The --mirror option accepts local mirror identifiers and allows a command to run against the named local mirror. It may be supplied multiple times to run a command against multiple repositories.

The --tree option accepts remote tree identifiers and allows a command to run against repositories that were configured from a site configuration file to sync with a particular remote tree. It may be supplied multiple times to run a command against mirrors of multiple trees.

The --source option accepts remote source identifiers and allows a command to run against repositories that were configured from a site configuration file to sync with a tree from that remote source. It may be supplied multiple times to run a command against repositories from multiple sources.

The --server option accepts remote server identifiers and allows a command to run against repositories that were configured from a site configuration file to sync with a tree from that remote server. It may be supplied multiple times to run a command against repositories from multiple servers.

The --site option accepts site identifiers and allows a command to run against repositories that were configured from a site configuration file based on the specified site settings. It may be supplied multiple times to run a command against multiple local “sites”. This option is only useful if repositories are configured against more than one site on the specified Pulp server.
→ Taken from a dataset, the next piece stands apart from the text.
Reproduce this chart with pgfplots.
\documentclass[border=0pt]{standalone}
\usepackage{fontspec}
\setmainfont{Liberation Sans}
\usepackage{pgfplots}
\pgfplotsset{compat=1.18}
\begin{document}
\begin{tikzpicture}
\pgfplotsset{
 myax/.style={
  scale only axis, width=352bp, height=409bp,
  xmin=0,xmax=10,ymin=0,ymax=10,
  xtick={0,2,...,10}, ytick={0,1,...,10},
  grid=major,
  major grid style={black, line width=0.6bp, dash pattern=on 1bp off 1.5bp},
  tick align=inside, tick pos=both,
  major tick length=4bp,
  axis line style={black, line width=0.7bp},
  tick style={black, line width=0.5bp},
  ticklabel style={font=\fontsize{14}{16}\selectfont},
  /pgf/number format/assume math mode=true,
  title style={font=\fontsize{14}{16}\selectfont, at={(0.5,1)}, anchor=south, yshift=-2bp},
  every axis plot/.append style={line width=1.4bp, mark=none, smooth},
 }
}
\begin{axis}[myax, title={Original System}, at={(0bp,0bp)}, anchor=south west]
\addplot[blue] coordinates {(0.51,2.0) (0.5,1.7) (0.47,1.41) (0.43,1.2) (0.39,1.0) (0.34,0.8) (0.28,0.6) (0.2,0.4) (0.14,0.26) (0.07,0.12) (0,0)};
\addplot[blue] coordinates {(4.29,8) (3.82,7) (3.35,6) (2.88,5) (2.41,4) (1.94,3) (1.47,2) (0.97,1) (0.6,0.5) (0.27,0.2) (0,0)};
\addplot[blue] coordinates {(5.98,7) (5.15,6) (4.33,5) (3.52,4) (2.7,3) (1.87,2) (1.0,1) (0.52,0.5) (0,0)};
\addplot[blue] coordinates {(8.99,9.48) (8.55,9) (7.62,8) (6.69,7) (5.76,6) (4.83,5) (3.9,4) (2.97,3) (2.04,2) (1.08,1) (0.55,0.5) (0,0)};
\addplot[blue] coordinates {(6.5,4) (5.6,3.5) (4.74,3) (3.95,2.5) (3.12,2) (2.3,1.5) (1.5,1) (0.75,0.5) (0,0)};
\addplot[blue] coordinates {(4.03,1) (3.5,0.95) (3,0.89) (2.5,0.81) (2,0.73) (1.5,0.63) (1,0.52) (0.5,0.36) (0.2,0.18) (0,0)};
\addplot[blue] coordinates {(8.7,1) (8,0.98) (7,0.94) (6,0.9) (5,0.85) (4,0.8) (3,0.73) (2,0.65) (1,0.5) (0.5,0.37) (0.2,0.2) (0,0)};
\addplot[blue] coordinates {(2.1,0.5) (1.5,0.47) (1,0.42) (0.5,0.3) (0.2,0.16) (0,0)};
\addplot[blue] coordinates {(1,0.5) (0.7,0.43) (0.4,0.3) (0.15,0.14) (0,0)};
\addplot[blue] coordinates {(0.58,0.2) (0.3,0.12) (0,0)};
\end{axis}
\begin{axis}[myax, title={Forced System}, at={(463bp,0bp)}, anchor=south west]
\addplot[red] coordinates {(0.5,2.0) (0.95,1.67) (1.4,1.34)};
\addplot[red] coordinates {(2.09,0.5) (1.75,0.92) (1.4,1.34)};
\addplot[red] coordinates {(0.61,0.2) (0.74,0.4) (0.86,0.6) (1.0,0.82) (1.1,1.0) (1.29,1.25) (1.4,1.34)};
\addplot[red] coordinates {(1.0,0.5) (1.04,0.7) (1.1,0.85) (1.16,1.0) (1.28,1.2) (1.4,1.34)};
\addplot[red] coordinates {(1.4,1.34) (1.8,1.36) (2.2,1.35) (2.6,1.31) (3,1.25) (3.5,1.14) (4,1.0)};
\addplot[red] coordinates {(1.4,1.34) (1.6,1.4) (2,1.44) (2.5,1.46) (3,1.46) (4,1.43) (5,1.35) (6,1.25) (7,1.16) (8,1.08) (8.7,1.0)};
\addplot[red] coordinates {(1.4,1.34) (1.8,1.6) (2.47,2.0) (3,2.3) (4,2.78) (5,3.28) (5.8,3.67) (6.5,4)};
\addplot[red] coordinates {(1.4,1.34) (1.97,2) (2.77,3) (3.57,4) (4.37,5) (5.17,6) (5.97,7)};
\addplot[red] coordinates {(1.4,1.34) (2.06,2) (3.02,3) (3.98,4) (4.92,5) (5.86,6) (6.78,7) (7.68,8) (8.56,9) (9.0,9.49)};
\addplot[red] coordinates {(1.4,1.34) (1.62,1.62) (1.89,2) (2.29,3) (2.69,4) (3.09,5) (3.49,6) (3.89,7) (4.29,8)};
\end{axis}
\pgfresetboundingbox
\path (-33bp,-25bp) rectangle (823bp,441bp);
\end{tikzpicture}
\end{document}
If no specific repositories are identified, most commands default to affecting every repository defined on the server, or, if the command accepts a configuration file, every repository named in the file.

By default, the command line client uses the metadata stored on the server to identify the available repositories. If this metadata is incomplete or invalid, the --ignoremeta option can be passed before the command to be executed. In this mode, the Pulp server will be treated as containing only raw repo definitions, allowing listing and manipulation of repos that would otherwise be ignored (due to the fact they aren’t recorded in the stored metadata).
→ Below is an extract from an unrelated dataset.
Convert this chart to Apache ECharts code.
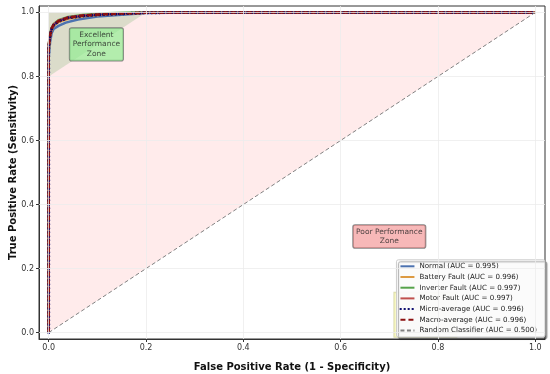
<!DOCTYPE html>
<html><head><meta charset="utf-8">
<script src="https://cdn.jsdelivr.net/npm/echarts@6/dist/echarts.min.js"></script>
<style>html,body{margin:0;padding:0;background:#fff}#c{width:550px;height:374px}</style>
</head><body><div id="c"></div>
<script>
const tickValues = [0, 0.2, 0.4, 0.6, 0.8, 1.0];
const normalFpr = [0, 0, 0.003, 0.006, 0.01, 0.02, 0.035, 0.06, 0.1, 0.15, 0.2, 0.3, 1];
const normalTpr = [0, 0.86, 0.91, 0.935, 0.948, 0.958, 0.968, 0.978, 0.987, 0.993, 0.998, 1, 1];
const batteryFpr = [0, 0, 0.003, 0.006, 0.01, 0.02, 0.04, 0.07, 0.12, 0.2, 0.3, 1];
const batteryTpr = [0, 0.88, 0.925, 0.945, 0.958, 0.97, 0.98, 0.988, 0.994, 0.999, 1, 1];
const inverterFpr = [0, 0, 0.003, 0.006, 0.01, 0.02, 0.04, 0.07, 0.12, 0.18, 1];
const inverterTpr = [0, 0.9, 0.935, 0.952, 0.963, 0.976, 0.986, 0.992, 0.997, 1, 1];
const motorFpr = [0, 0, 0.003, 0.006, 0.01, 0.02, 0.04, 0.07, 0.12, 0.2, 0.3, 1];
const motorTpr = [0, 0.9, 0.93, 0.95, 0.962, 0.974, 0.984, 0.99, 0.995, 0.999, 1, 1];
const microFpr = [0, 0, 0.003, 0.006, 0.01, 0.02, 0.04, 0.07, 0.12, 0.2, 0.3, 1];
const microTpr = [0, 0.89, 0.928, 0.948, 0.96, 0.972, 0.983, 0.989, 0.994, 0.999, 1, 1];
const macroFpr = [0, 0, 0.003, 0.006, 0.01, 0.02, 0.04, 0.07, 0.12, 0.2, 0.3, 1];
const macroTpr = [0, 0.895, 0.93, 0.95, 0.961, 0.973, 0.984, 0.99, 0.995, 0.999, 1, 1];
const randomFpr = [0, 1];
const randomTpr = [0, 1];
const excellentZoneX = [0, 0.2];
const excellentZoneY = [0.8, 1.0];
const seriesNames = ['Normal (AUC = 0.995)', 'Battery Fault (AUC = 0.996)', 'Inverter Fault (AUC = 0.997)', 'Motor Fault (AUC = 0.997)', 'Micro-average (AUC = 0.996)', 'Macro-average (AUC = 0.996)', 'Random Classifier (AUC = 0.500)'];
const annotations = [
  {x: 0.098, y: 0.9, text: 'Excellent\nPerformance\nZone', bg: 'rgba(144,238,144,0.85)'},
  {x: 0.7, y: 0.3, text: 'Poor Performance\nZone', bg: 'rgba(240,128,128,0.7)'}
];
const hiddenBox = {x: 0.774, y: 0.056};

const zip = (a, b) => a.map((v, i) => [v, b[i]]);
const font = 'DejaVu Sans';
const chart = echarts.init(document.getElementById('c'));

function rocLine(name, fx, ty, color, type, width, z, cap) {
  return {name, type: 'line', data: zip(fx, ty), symbol: 'none', showSymbol: false,
    lineStyle: {color, type, width, cap: cap || 'butt'}, itemStyle: {color}, z, silent: true};
}

const axisCommon = {
  type: 'value', min: -0.02, max: 1.02,
  axisLine: {show: true, onZero: false, lineStyle: {color: '#333', width: 1}},
  axisTick: {show: true, length: 3, customValues: tickValues, lineStyle: {color: '#333'}},
  axisLabel: {customValues: tickValues, color: '#333', fontSize: 8, fontFamily: font, formatter: v => v.toFixed(1), margin: 5},
  splitLine: {show: false}
};

chart.setOption({
  animation: false,
  grid: {left: 39, right: 5, top: 6, bottom: 35, show: true, borderColor: '#333', borderWidth: 1, outerBoundsMode: 'none', containLabel: false},
  xAxis: Object.assign({}, axisCommon, {name: 'False Positive Rate (1 - Specificity)', nameLocation: 'middle', nameGap: 23, nameMoveOverlap: false,
    nameTextStyle: {fontWeight: 'bold', fontSize: 10, fontFamily: font, color: '#111'}}),
  yAxis: Object.assign({}, axisCommon, {name: 'True Positive Rate (Sensitivity)', nameLocation: 'middle', nameGap: 21, nameMoveOverlap: false,
    nameTextStyle: {fontWeight: 'bold', fontSize: 10, fontFamily: font, color: '#111'}}),
  legend: {
    data: seriesNames, orient: 'vertical', right: 5, bottom: 37,
    backgroundColor: 'rgba(255,255,255,0.95)', borderColor: '#ccc', borderWidth: 1, borderRadius: 2,
    padding: [3, 8, 3, 3], itemGap: 3.7, itemWidth: 14, itemHeight: 7,
    itemStyle: {opacity: 0},
    shadowColor: 'rgba(0,0,0,0.35)', shadowOffsetX: 2, shadowOffsetY: 2, shadowBlur: 1,
    textStyle: {fontSize: 7.1, fontFamily: font, color: '#222'}
  },
  series: [
    {type: 'line', name: 'gridX', data: [], markLine: {silent: true, symbol: 'none', label: {show: false},
      lineStyle: {color: '#ececec', type: 'solid', width: 0.8},
      data: tickValues.map(v => ({xAxis: v})).concat(tickValues.map(v => ({yAxis: v})))}, z: 0},
    {type: 'line', name: 'poorFill', data: zip(randomFpr, randomTpr), symbol: 'none', lineStyle: {width: 0},
      areaStyle: {origin: 1, color: 'rgba(255,0,0,0.11)'}, z: 1, silent: true},
    {type: 'line', name: 'excFill', data: zip(excellentZoneX, excellentZoneY), symbol: 'none', lineStyle: {width: 0},
      areaStyle: {origin: 1, color: 'rgba(0,128,0,0.2)'}, z: 1, silent: true},
    {type: 'scatter', name: 'hidden', data: [[hiddenBox.x, hiddenBox.y]], symbolSize: 0, z: 2, silent: true,
      label: {show: true, formatter: 'Good\nPerformance', fontSize: 8, lineHeight: 10, color: 'rgba(0,0,0,0)', backgroundColor: 'rgba(255,255,190,0.9)',
        borderColor: 'rgba(190,190,110,0.7)', borderWidth: 1, padding: [12, 8], position: 'inside'}},
    rocLine(seriesNames[0], normalFpr, normalTpr, '#4c72b0', 'solid', 2.5, 3),
    rocLine(seriesNames[1], batteryFpr, batteryTpr, '#dd9a42', 'solid', 2.5, 3),
    rocLine(seriesNames[2], inverterFpr, inverterTpr, '#55a24a', 'solid', 2.5, 3),
    rocLine(seriesNames[3], motorFpr, motorTpr, '#c0504d', 'solid', 2.5, 3),
    rocLine(seriesNames[4], microFpr, microTpr, '#0a0a6e', [0.5, 3.5], 3, 4, 'round'),
    rocLine(seriesNames[5], macroFpr, macroTpr, '#8b1010', [5, 3], 2.5, 4),
    rocLine(seriesNames[6], randomFpr, randomTpr, '#808080', [4, 2.5], 1, 4),
    {type: 'scatter', name: 'annot', symbolSize: 0, z: 6, silent: true,
      data: annotations.map(a => ({value: [a.x, a.y], label: {backgroundColor: a.bg}})),
      label: {show: true, position: 'inside', fontSize: 7.5, fontFamily: font, color: '#222', lineHeight: 9.5,
        padding: [2, 3], borderColor: '#666', borderWidth: 0.8, borderRadius: 2,
        formatter: p => annotations[p.dataIndex].text}}
  ]
});
</script></body></html>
Scheduling sync operations

Scheduling sync operations with Pulp

Eventually, PulpDist will use the native Pulp task scheduler for sync operations. However, this is not yet supported by Pulp for plugin based repositories (such as those used by PulpDist).

Scheduling sync operations with cron

As the versions of Pulp currently supported by PulpDist do not provide native sync scheduling support for plugin based repositories), PulpDist offers a simple alternative mechanism based on cron (or any similar tool that can be used to periodically execute a Python script).

The relevant command is:

python -m pulpdist.manage_repos cron_sync

This tool is designed to be run once per hour (if a previous instance for the same Pulp host is still running, the new instance will immediately exit). For more immediate synchronisation, the sync command should be invoked directly.
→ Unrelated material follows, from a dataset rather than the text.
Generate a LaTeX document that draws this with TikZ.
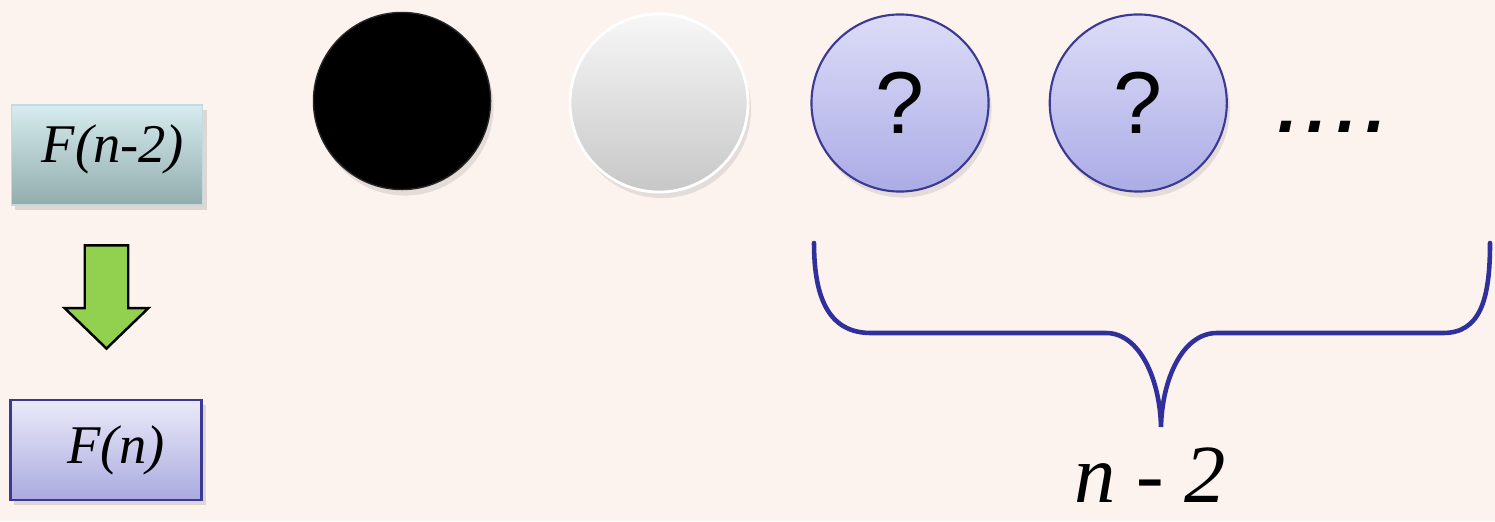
\documentclass[tikz,border=0pt]{standalone}
\usepackage{fontspec}
\setmainfont{Liberation Serif}
\newfontfamily\qfont{Liberation Sans}
\usetikzlibrary{positioning,shapes.arrows,shadows}

\definecolor{bgpeach}{RGB}{253,243,238}
\definecolor{tealtop}{RGB}{214,236,240}
\definecolor{tealbot}{RGB}{146,172,172}
\definecolor{tealrim}{RGB}{196,218,222}
\definecolor{lilactop}{RGB}{234,234,249}
\definecolor{lilacbot}{RGB}{170,170,224}
\definecolor{lilacrim}{RGB}{58,58,148}
\definecolor{balltop}{RGB}{220,220,248}
\definecolor{ballbot}{RGB}{172,172,230}
\definecolor{arrowgreen}{RGB}{146,208,80}
\definecolor{bracecol}{RGB}{48,48,156}

\begin{document}
\begin{tikzpicture}[x=0.01cm,y=-0.01cm,
 fbox/.style={rectangle,inner sep=0pt,minimum width=19.1mm,minimum height=10mm,
   font=\fontsize{15.5}{18}\selectfont\itshape,
   drop shadow={opacity=0.25,shadow xshift=0.4mm,shadow yshift=-0.5mm}},
 ball/.style={circle,inner sep=0pt,minimum size=17.7mm,
   drop shadow={opacity=0.2,shadow xshift=0.3mm,shadow yshift=-0.6mm}},
 qball/.style={ball,draw=lilacrim,line width=0.6pt,shading=axis,top color=balltop,bottom color=ballbot,
   font=\qfont\fontsize{25}{30}\selectfont}]
% background and picture size
\fill[bgpeach] (0,0) rectangle (1495,521);
\useasboundingbox (0,0) rectangle (1495,521);

% left column: F(n-2) leads to F(n)
\node[fbox,draw=tealrim,line width=0.5pt,shading=axis,top color=tealtop,bottom color=tealbot] (fprev) at (107,155)
  {\hspace*{1.2mm}\raisebox{0.6mm}[\height][\depth]{F(n-2)}};
\node[fbox,draw=lilacrim,line width=0.7pt,shading=axis,top color=lilactop,bottom color=lilacbot] (fcur) at (106,450)
  {\hspace*{2mm}F(n)};
\node[single arrow,draw=black,line width=0.7pt,fill=arrowgreen,inner xsep=0pt,inner ysep=2.05mm,
  minimum height=10.3mm,minimum width=8.1mm,single arrow head extend=2mm,
  single arrow tip angle=92,rotate=-90] (down) at (106.5,286.5) {};

% row of balls
\node[ball,fill=black,draw=black!85] (blackball) at (402,101) {};
\node[ball,draw=white,line width=0.8pt,shading=axis,top color=black!3,bottom color=black!22,minimum size=17.8mm] (whiteball) at (659,103) {};
\node[qball] (qa) at (900,103) {?};
\node[qball,right=5.9mm of qa] (qb) {?};
\node[font=\qfont\itshape\fontsize{30}{32}\selectfont,anchor=base] (more) at (1334,132) {....};

% brace under the unknown balls
\draw[bracecol,line width=1.3pt,line cap=round]
  (814,243) .. controls (814,300) and (830,333) .. (871,333) -- (1106,333)
  .. controls (1140,333) and (1160,380) .. (1161,427)
  .. controls (1162,380) and (1182,333) .. (1217,333) -- (1443,333)
  .. controls (1480,333) and (1490,300) .. (1490,243);
\node[font=\fontsize{23.5}{28}\selectfont\itshape,anchor=base,inner sep=0pt] (count) at (1150,502) {n - 2};
\end{tikzpicture}
\end{document}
The command first retrieves the list of repository definitions from the Pulp server and queries each one for a ["notes"]["pulpdist"]["sync_hours"] setting in the metadata.

If sync operations on the repository are currently enabled, the repository does not already have a sync operation in progress, the sync_hours setting is found and is non-zero,and the current time (in hours) relative to midnight is a multiple of the sync_hours setting, then a new thread is spawned to request immediate synchronisation of the repository through the Pulp REST API.

Otherwise, the repository is ignored until the next check for new sync operations.

As long as any sync operations are still in progress, the client will periodically query the server for updated information, scheduling sync operations as appropriate.

As soon as all sync operations are complete (regardless of success or failure), the client will terminate.

The following options can be set to control the sync operation:

  • --threads: maximum number of concurrent sync operations (default: 4)
  • --day: rsync bandwidth limit to apply during the day (6 am - 6 pm)
  • --night: rsync bandwidth limit to apply at night (6 pm - 6 am)

By default, no bandwidth limits are applied.

Note

Support for bandwidth limiting is not yet implemented

The repository definition file format

The init and validate commands provided by manage_repos both require a repository definition file. The export command generates a respository definition file describing the server contents.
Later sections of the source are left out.